What to work on: In the material below, identify each line bearing the word "picture". Reproduce those lines.

Supplied data:
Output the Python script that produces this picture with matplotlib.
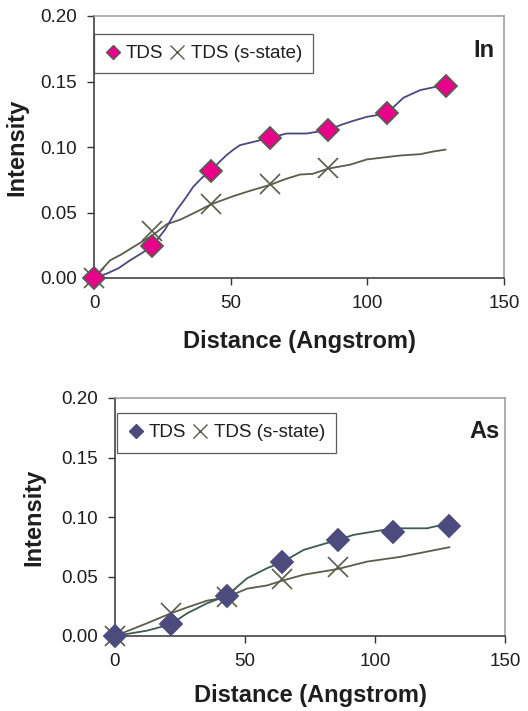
"""Two-panel TDS intensity vs distance plot (In and As)."""

import matplotlib

matplotlib.use("Agg")

import matplotlib.pyplot as plt
from matplotlib.lines import Line2D

plt.rcParams["font.family"] = ["Liberation Sans", "DejaVu Sans"]

# --- In panel ---
in_tds_x = [0, 21.4, 42.9, 64.3, 85.7, 107.1, 128.6]
in_tds_y = [0.0, 0.0245, 0.082, 0.107, 0.113, 0.1256, 0.1467]
in_tds_curve_x = [0, 4.6, 9.0, 13.2, 17.5, 21.4, 26.0, 30.2, 33.5, 36.3, 39.5, 42.9,
                  45.8, 48.5, 51.0, 53.4, 58.5, 64.3, 70.5, 77.8, 85.7, 90.5, 94.9,
                  99.8, 107.1, 113.2, 119.3, 124.0, 128.6]
in_tds_curve_y = [0.0, 0.0033, 0.0075, 0.0135, 0.019, 0.0245, 0.037, 0.0517, 0.061,
                  0.0696, 0.0765, 0.082, 0.0885, 0.0938, 0.098, 0.1014, 0.104, 0.107,
                  0.1103, 0.1103, 0.113, 0.117, 0.120, 0.123, 0.1256, 0.1376, 0.1434,
                  0.1455, 0.1467]
in_s_x = [0, 21.4, 42.9, 64.3, 85.7]
in_s_y = [0.0, 0.0355, 0.0563, 0.072, 0.084]
in_s_curve_x = [0, 5.9, 10.0, 14.4, 21.4, 26.6, 31.5, 37.0, 42.9, 51.0, 57.0, 64.3,
                70.0, 75.4, 80.0, 85.7, 93.7, 99.8, 112.0, 119.3, 124.0, 128.6]
in_s_curve_y = [0.0, 0.0135, 0.018, 0.0237, 0.0325, 0.041, 0.0445, 0.050, 0.0563,
                0.0625, 0.0665, 0.071, 0.0755, 0.079, 0.0795, 0.0835, 0.0865, 0.0905,
                0.0935, 0.0945, 0.0965, 0.098]

# --- As panel ---
as_tds_x = [0, 21.4, 42.9, 64.3, 85.7, 107.1, 128.6]
as_tds_y = [0.0, 0.0098, 0.0337, 0.062, 0.0808, 0.0875, 0.0926]
as_tds_curve_x = [0, 12.3, 21.4, 27.7, 35.4, 42.9, 50.8, 58.5, 64.3, 72.6, 85.7,
                  91.8, 99.5, 107.1, 120.0, 124.0, 128.6]
as_tds_curve_y = [0.0, 0.0045, 0.0098, 0.019, 0.0275, 0.0337, 0.0485, 0.057, 0.062,
                  0.0724, 0.0808, 0.085, 0.0878, 0.0905, 0.0905, 0.0925, 0.0926]
as_s_x = [0, 21.4, 42.9, 64.3, 85.7]
as_s_y = [0.0, 0.019, 0.0325, 0.0477, 0.0583]
as_s_curve_x = [0, 12.3, 21.4, 27.7, 35.4, 42.9, 50.8, 58.5, 64.3, 72.6, 85.7,
                96.9, 109.7, 128.6]
as_s_curve_y = [0.0, 0.0107, 0.019, 0.024, 0.0297, 0.0325, 0.0398, 0.0425, 0.0465,
                0.0515, 0.0563, 0.0625, 0.0665, 0.0746]

LINE_S = "#5b5c4c"
TEXT = "#1e1e1e"


def draw_panel(ax, tds, s_state, tds_line, tds_face, tds_edge, tag, tag_xy,
               legend_anchor, ylabel_x, xlabel_pad):
    (cx, cy, mx, my) = tds
    (scx, scy, sx, sy) = s_state
    ax.plot(scx, scy, color=LINE_S, lw=1.3, zorder=2, clip_on=False)
    ax.plot(cx, cy, color=tds_line, lw=1.3, zorder=2, clip_on=False)
    ax.plot(sx, sy, ls="none", marker="x", ms=14.5, mew=1.2, color=LINE_S,
            zorder=3, clip_on=False)
    ax.plot(mx, my, ls="none", marker="D", ms=10.8, mfc=tds_face, mec=tds_edge,
            mew=1.3, zorder=4, clip_on=False)

    ax.set_xlim(0, 150)
    ax.set_ylim(0, 0.20)
    ax.set_xticks([0, 50, 100, 150])
    ax.set_yticks([0, 0.05, 0.10, 0.15, 0.20])
    ax.set_yticklabels(["0.00", "0.05", "0.10", "0.15", "0.20"])
    ax.tick_params(direction="out", length=5, width=1, labelsize=13.5,
                   colors="#333333", labelcolor=TEXT)
    ax.tick_params(axis="y", pad=7)
    ax.tick_params(axis="x", pad=7)
    for side in ("left", "bottom"):
        ax.spines[side].set_color("#333333")
        ax.spines[side].set_linewidth(1.1)
    for side in ("top", "right"):
        ax.spines[side].set_color("#9a9a9a")
        ax.spines[side].set_linewidth(1.1)

    ax.set_xlabel("Distance (Angstrom)", fontsize=17, fontweight="bold",
                  color=TEXT, labelpad=xlabel_pad)
    ax.set_ylabel("Intensity", fontsize=17, fontweight="bold", color=TEXT)
    ax.yaxis.set_label_coords(ylabel_x, 0.5)
    ax.text(tag_xy[0], tag_xy[1], tag, transform=ax.transAxes, ha="right",
            va="center", fontsize=17, fontweight="bold", color=TEXT)

    handles = [
        Line2D([], [], ls="none", marker="D", ms=7, mfc=tds_face, mec=tds_edge, mew=1.0),
        Line2D([], [], ls="none", marker="x", ms=10, mew=1.0, color=LINE_S),
    ]
    leg = ax.legend(handles, ["TDS", "TDS (s-state)"], loc="upper left",
                    bbox_to_anchor=legend_anchor, ncol=2, fontsize=13.5,
                    frameon=True, fancybox=False, shadow=False, borderaxespad=0,
                    handlelength=0.8, handletextpad=0.3, columnspacing=0.35,
                    borderpad=0.6)
    leg.get_frame().set_edgecolor("#333333")
    leg.get_frame().set_linewidth(0.9)
    for t in leg.get_texts():
        t.set_color(TEXT)


fig = plt.figure(figsize=(5.28, 7.11), dpi=100)
ax_in = fig.add_axes([94 / 528, 1 - 278 / 711, 410 / 528, 262 / 711])
ax_as = fig.add_axes([115 / 528, 1 - 636 / 711, 390 / 528, 238 / 711])

draw_panel(ax_in,
           (in_tds_curve_x, in_tds_curve_y, in_tds_x, in_tds_y),
           (in_s_curve_x, in_s_curve_y, in_s_x, in_s_y),
           "#4a4880", "#e8008a", "#5a5c52", "In", (0.978, 0.87),
           (0.0, 0.932), -0.161, 13)
draw_panel(ax_as,
           (as_tds_curve_x, as_tds_curve_y, as_tds_x, as_tds_y),
           (as_s_curve_x, as_s_curve_y, as_s_x, as_s_y),
           "#3e5a52", "#4d4a7e", "#4d4a7e", "As", (0.987, 0.861),
           (0.005, 0.937), -0.179, 10)

fig.savefig("out.png", dpi=100)
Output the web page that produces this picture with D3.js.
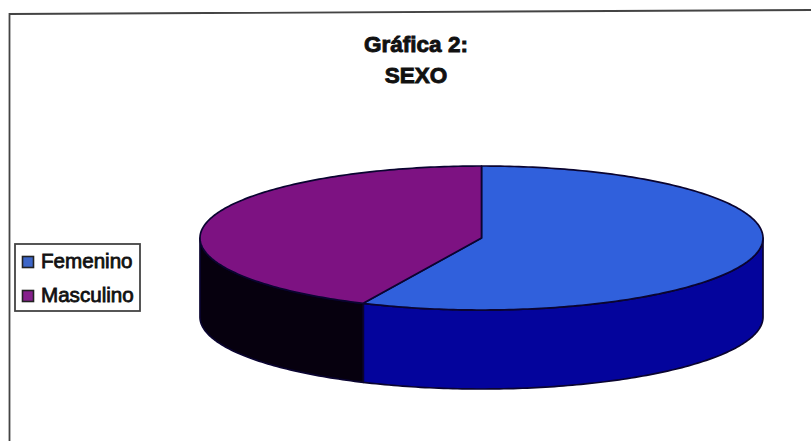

Completed exercise:
Output the Python script that produces this picture with matplotlib.
Output the web page that produces this picture with D3.js.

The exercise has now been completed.